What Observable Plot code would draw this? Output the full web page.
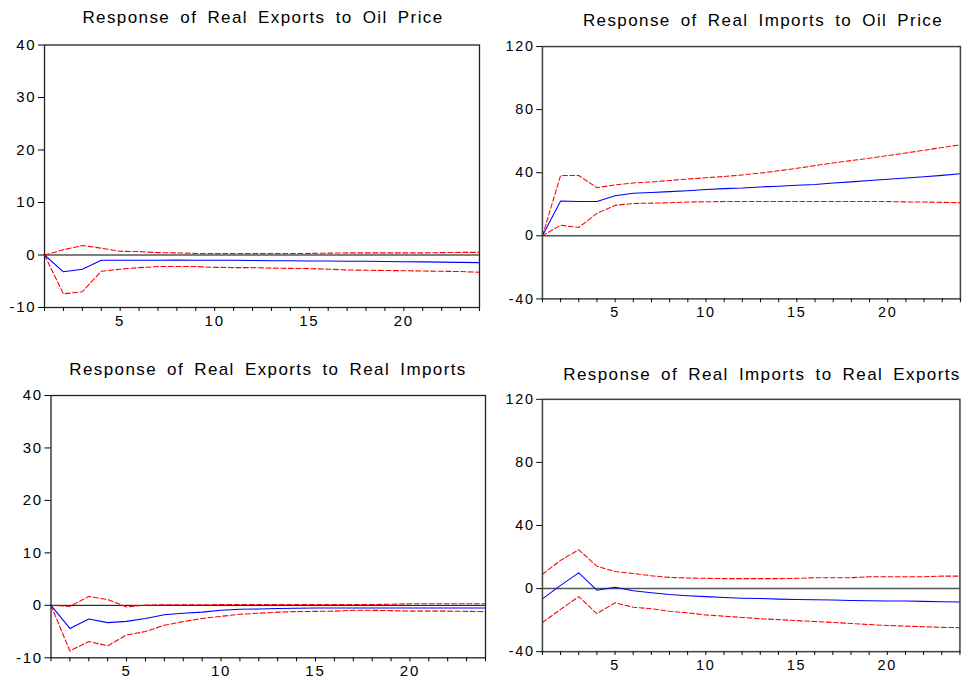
<!DOCTYPE html>
<html><head><meta charset="utf-8">
<script src="https://cdn.jsdelivr.net/npm/d3@7"></script>
<script src="https://cdn.jsdelivr.net/npm/@observablehq/plot@0.6"></script>
<style>
html,body{margin:0;padding:0;background:#fff;overflow:hidden;width:971px;height:685px;}
#root{position:relative;width:971px;height:685px;overflow:hidden;background:#fff;}
.title{position:absolute;font-family:"Liberation Sans",Arial,sans-serif;font-size:17px;line-height:17px;letter-spacing:1.4px;word-spacing:4px;color:#000;white-space:nowrap;text-align:center;}
.panel{position:absolute;}
.panel svg text{letter-spacing:1.8px;font-size:15px !important;font-family:"Liberation Sans",Arial,sans-serif !important;fill:#000;}
</style></head><body><div id="root"></div>
<script>
// Periods (horizon)
const periods = d3.range(1, 25);

// Response of Real Exports to Oil Price
const exOilResp  = [0, -3.2, -2.7, -1.0, -1.0, -1.0, -1.0, -0.95, -1.0, -1.0, -1.0, -1.05, -1.1, -1.1, -1.15, -1.15, -1.2, -1.2, -1.25, -1.3, -1.3, -1.35, -1.4, -1.45];
const exOilUpper = [0, 1.0, 1.8, 1.3, 0.7, 0.65, 0.45, 0.4, 0.3, 0.3, 0.3, 0.3, 0.3, 0.3, 0.3, 0.35, 0.4, 0.4, 0.4, 0.4, 0.4, 0.45, 0.5, 0.5];
const exOilLower = [0, -7.4, -7.0, -3.1, -2.7, -2.4, -2.2, -2.2, -2.2, -2.35, -2.4, -2.4, -2.5, -2.55, -2.6, -2.7, -2.85, -2.9, -2.95, -3.0, -3.05, -3.1, -3.15, -3.3];

// Response of Real Imports to Oil Price
const imOilResp  = [0, 22.1, 21.7, 21.7, 25.4, 27.0, 27.4, 28.0, 28.6, 29.3, 29.9, 30.3, 31.0, 31.4, 32.0, 32.5, 33.5, 34.2, 35.0, 35.8, 36.6, 37.4, 38.3, 39.3];
const imOilUpper = [0, 38.2, 38.2, 30.5, 32.3, 33.5, 34.1, 35.1, 36.0, 36.8, 37.6, 38.6, 39.8, 41.2, 42.8, 44.5, 46.2, 47.7, 49.2, 50.8, 52.5, 54.2, 56.0, 57.7];
const imOilLower = [0, 6.7, 5.3, 14.2, 19.3, 20.5, 20.7, 21.0, 21.4, 21.6, 21.7, 21.8, 21.8, 21.8, 21.8, 21.8, 21.8, 21.8, 21.8, 21.7, 21.5, 21.4, 21.2, 21.0];

// Response of Real Exports to Real Imports
const exImResp  = [0, -4.4, -2.6, -3.3, -3.05, -2.5, -1.8, -1.5, -1.3, -0.95, -0.75, -0.7, -0.6, -0.55, -0.5, -0.5, -0.5, -0.5, -0.5, -0.5, -0.5, -0.5, -0.5, -0.5];
const exImUpper = [0, -0.2, 1.7, 1.1, -0.3, 0.05, 0.1, 0.1, 0.1, 0.15, 0.15, 0.15, 0.15, 0.15, 0.15, 0.15, 0.15, 0.15, 0.2, 0.3, 0.3, 0.3, 0.3, 0.3];
const exImLower = [0, -8.7, -6.9, -7.7, -5.65, -5.0, -3.8, -3.1, -2.5, -2.1, -1.7, -1.5, -1.3, -1.2, -1.15, -1.1, -0.95, -0.95, -1.0, -1.1, -1.1, -1.1, -1.15, -1.2];

// Response of Real Imports to Real Exports
const imExResp  = [-6.5, 2.0, 10.0, -1.0, 0.8, -1.4, -2.6, -3.7, -4.5, -5.1, -5.7, -6.1, -6.3, -6.7, -6.9, -7.1, -7.3, -7.5, -7.7, -7.9, -7.9, -8.1, -8.3, -8.5];
const imExUpper = [9.1, 17.9, 24.6, 14.2, 10.8, 9.6, 8.1, 7.1, 6.7, 6.5, 6.3, 6.3, 6.3, 6.3, 6.5, 6.9, 6.9, 6.9, 7.5, 7.5, 7.5, 7.5, 7.9, 7.9];
const imExLower = [-21.5, -13.2, -5.1, -15.9, -9.0, -11.8, -12.8, -14.4, -15.4, -16.7, -17.5, -18.3, -19.1, -19.7, -20.3, -20.9, -21.5, -22.1, -22.8, -23.4, -23.8, -24.2, -24.6, -24.8];

// Axis ticks
const exTicks = [-10, 0, 10, 20, 30, 40];
const imTicks = [-40, 0, 40, 80, 120];

// Titles
const titles = [
  "Response of Real Exports to Oil Price",
  "Response of Real Imports to Oil Price",
  "Response of Real Exports to Real Imports",
  "Response of Real Imports to Real Exports"
];

const root = document.getElementById("root");

function toRows(vals) { return periods.map((p, i) => ({p, v: vals[i]})); }

function makePanel(cfg) {
  const chart = Plot.plot({
    width: cfg.width, height: cfg.height,
    marginTop: cfg.mt, marginRight: cfg.mr, marginBottom: cfg.mb, marginLeft: cfg.ml,
    style: {fontFamily: "'Liberation Sans', Arial, sans-serif", fontSize: "15px", color: "#000", background: "transparent", overflow: "visible"},
    x: {domain: [1, 24]},
    y: {domain: cfg.yDomain},
    marks: [
      Plot.ruleY([0], {stroke: cfg.zeroColor, strokeWidth: cfg.zeroWidth}),
      Plot.line(toRows(cfg.upper), {x: "p", y: "v", stroke: "#ff0000", strokeWidth: 1.1, strokeDasharray: "5,2.5"}),
      Plot.line(toRows(cfg.lower), {x: "p", y: "v", stroke: "#ff0000", strokeWidth: 1.1, strokeDasharray: "5,2.5"}),
      Plot.line(toRows(cfg.resp), {x: "p", y: "v", stroke: "#0000ff", strokeWidth: 1.1}),
      Plot.frame({stroke: cfg.frameColor, strokeWidth: cfg.frameWidth}),
      Plot.axisY({ticks: cfg.yTicks, tickSize: 6, tickPadding: 2, tickFormat: d => String(d), label: null, stroke: "#000", fontSize: 15, fill: "#000"}),
      Plot.axisX({ticks: periods, tickSize: 4, tickPadding: 4, tickFormat: d => d % 5 === 0 ? String(d) : "", label: null, stroke: "#000", fontSize: 15, fill: "#000"})
    ]
  });
  const div = document.createElement("div");
  div.className = "panel";
  div.style.left = cfg.left + "px";
  div.style.top = cfg.top + "px";
  div.appendChild(chart);
  root.appendChild(div);

  const t = document.createElement("div");
  t.className = "title";
  t.textContent = cfg.title;
  t.style.left = (cfg.titleCenter - 250) + "px";
  t.style.width = "500px";
  t.style.top = cfg.titleTop + "px";
  root.appendChild(t);
}

makePanel({title: titles[0], titleCenter: 263, titleTop: 9,
  left: 0, top: 30, width: 490, height: 305, mt: 14.5, mr: 11, mb: 28, ml: 44,
  yDomain: [-10, 40], yTicks: exTicks, resp: exOilResp, upper: exOilUpper, lower: exOilLower,
  zeroColor: "#000", zeroWidth: 1, frameColor: "#222", frameWidth: 1.3});

makePanel({title: titles[1], titleCenter: 763, titleTop: 12,
  left: 490, top: 30, width: 500, height: 305, mt: 16.7, mr: 11.5, mb: 26, ml: 54,
  yDomain: [-40, 120], yTicks: imTicks, resp: imOilResp, upper: imOilUpper, lower: imOilLower,
  zeroColor: "#555", zeroWidth: 1.6, frameColor: "#444", frameWidth: 1.6});

makePanel({title: titles[2], titleCenter: 268, titleTop: 361,
  left: 0, top: 370, width: 495, height: 315, mt: 25, mr: 10, mb: 27.7, ml: 50.5,
  yDomain: [-10, 40], yTicks: exTicks, resp: exImResp, upper: exImUpper, lower: exImLower,
  zeroColor: "#000", zeroWidth: 1, frameColor: "#222", frameWidth: 1.3});

makePanel({title: titles[3], titleCenter: 762, titleTop: 365.5,
  left: 490, top: 370, width: 500, height: 315, mt: 30, mr: 12, mb: 22.7, ml: 54,
  yDomain: [-40, 120], yTicks: imTicks, resp: imExResp, upper: imExUpper, lower: imExLower,
  zeroColor: "#555", zeroWidth: 1.6, frameColor: "#444", frameWidth: 1.6});
</script>
</body></html>
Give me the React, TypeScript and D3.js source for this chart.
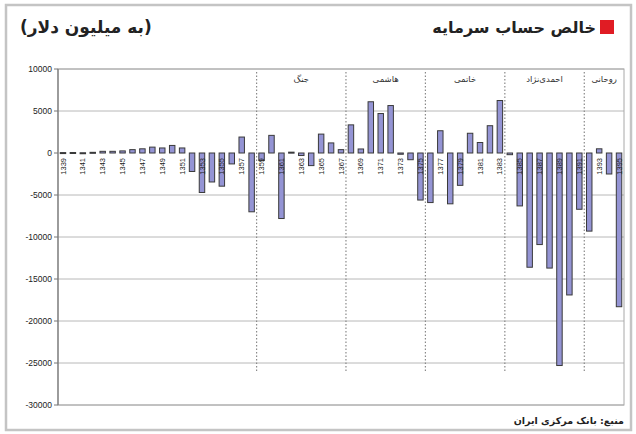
import React from 'react';
import * as d3 from 'd3';

// سال‌ها (هجری شمسی) و خالص حساب سرمایه به میلیون دلار
const years = [
  '1339', '1340', '1341', '1342', '1343', '1344', '1345', '1346', '1347', '1348',
  '1349', '1350', '1351', '1352', '1353', '1354', '1355', '1356', '1357', '1358',
  '1359', '1360', '1361', '1362', '1363', '1364', '1365', '1366', '1367', '1368',
  '1369', '1370', '1371', '1372', '1373', '1374', '1375', '1376', '1377', '1378',
  '1379', '1380', '1381', '1382', '1383', '1384', '1385', '1386', '1387', '1388',
  '1389', '1390', '1391', '1392', '1393', '1394', '1395',
];

const values = [
  50, 60, 30, 80, 200, 200, 250, 400, 500, 700,
  600, 900, 600, -2200, -4700, -3450, -3950, -1300, 1900, -7000,
  -900, 2100, -7800, 100, -300, -1500, 2250, 1200, 400, 3350,
  480, 6100, 4700, 5650, -150, -800, -5600, -5900, 2650, -6050,
  -3850, 2350, 1250, 3250, 6250, -200, -6300, -13600, -10900, -13700,
  -25300, -16900, -6700, -9300, 500, -2500, -18300,
];

// first year of each period, and its label
const periodStarts = ['1359', '1368', '1376', '1384', '1392'];
const periodNames = ['جنگ', 'هاشمی', 'خاتمی', 'احمدی\u200cنژاد', 'روحانی'];

const yTicks = [10000, 5000, 0, -5000, -10000, -15000, -20000, -25000, -30000];

const W = 636;
const H = 434;
const plot = { left: 58, right: 624, top: 69, bottom: 405 };

export default function App() {
  const x = d3.scaleBand<string>()
    .domain(years)
    .range([plot.left, plot.right])
    .paddingInner(0.45)
    .paddingOuter(0.225);

  const y = d3.scaleLinear()
    .domain([-30000, 10000])
    .range([plot.bottom, plot.top]);

  const bw = x.bandwidth();
  const step = x.step();
  const zeroY = y(0);

  const dividerX = periodStarts.map(yr => (x(yr) as number) - (step - bw) / 2);
  const regionEdges = [...dividerX, plot.right];

  const labelYears = years.filter((_, i) => i % 2 === 0);

  return (
    <div style={{ position: 'fixed', left: 0, top: 0 }}>
      <svg width={W} height={H} style={{ display: 'block', background: '#fff' }}>
        {/* outer frame */}
        <rect x={6} y={5} width={625} height={425} fill="none" stroke="#c4c4c4" strokeWidth={2.5} />

        {/* title */}
        <rect x={600} y={20} width={14} height={14} fill="#e01c24" />
        <text x={596} y={33} direction="rtl" textAnchor="start"
          fontFamily="DejaVu Sans" fontWeight="bold" fontSize={16} fill="#222">
          خالص حساب سرمایه
        </text>
        <text x={20} y={33} direction="rtl" textAnchor="end"
          fontFamily="DejaVu Sans" fontWeight="bold" fontSize={17} fill="#222">
          (به میلیون دلار)
        </text>

        {/* gridlines */}
        {yTicks.filter(t => t !== 0).map(t => (
          <line key={t} x1={plot.left} x2={plot.right} y1={y(t)} y2={y(t)}
            stroke="#b8b8b8" strokeWidth={1} />
        ))}

        {/* plot border */}
        <rect x={plot.left} y={plot.top} width={plot.right - plot.left} height={plot.bottom - plot.top}
          fill="none" stroke="#a8a8a8" strokeWidth={1} />
        <line x1={plot.left} x2={plot.left} y1={plot.top} y2={plot.bottom} stroke="#777" strokeWidth={1.2} />

        {/* y ticks and labels */}
        {yTicks.map(t => (
          <g key={t}>
            <line x1={plot.left - 4} x2={plot.left} y1={y(t)} y2={y(t)} stroke="#777" />
            <text x={plot.left - 6} y={y(t)} dy="0.35em" textAnchor="end"
              fontFamily="Liberation Sans" fontSize={8.5} fill="#222">
              {t}
            </text>
          </g>
        ))}

        {/* period dividers */}
        {dividerX.map((dx, i) => (
          <line key={i} x1={dx} x2={dx} y1={plot.top + 3} y2={372}
            stroke="#8a8a8a" strokeWidth={1.2} strokeDasharray="1.5,2" />
        ))}
        {periodNames.map((name, i) => (
          <text key={name} x={(regionEdges[i] + regionEdges[i + 1]) / 2} y={82}
            textAnchor="middle" fontFamily="DejaVu Sans" fontSize={8.5} fill="#333">
            {name}
          </text>
        ))}

        {/* bars */}
        {values.map((v, i) => (
          <rect key={years[i]}
            x={x(years[i])}
            y={Math.min(y(v), zeroY)}
            width={bw}
            height={Math.max(Math.abs(y(v) - zeroY), 1)}
            fill="#9494d4" stroke="#3a3a3a" strokeWidth={1} />
        ))}

        {/* category labels */}
        {labelYears.map(yr => {
          const cx = (x(yr) as number) + bw / 2;
          return (
            <text key={yr} transform={`translate(${cx + 2.6},${zeroY + 5}) rotate(-90)`}
              textAnchor="end" fontFamily="Liberation Sans" fontSize={7.5} fill="#222">
              {yr}
            </text>
          );
        })}

        {/* source */}
        <text x={624} y={424} direction="rtl" textAnchor="start"
          fontFamily="DejaVu Sans" fontWeight="bold" fontSize={9.5} fill="#222">
          منبع: بانک مرکزی ایران
        </text>
      </svg>
    </div>
  );
}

*-*-*

> [The request]:
Find every line above that contains the word "chart", and return each one.

> [Answer to the problem]:
  const chart = Plot.plot({
  div.appendChild(chart);
Give me the React, TypeScript and D3.js source for this chart.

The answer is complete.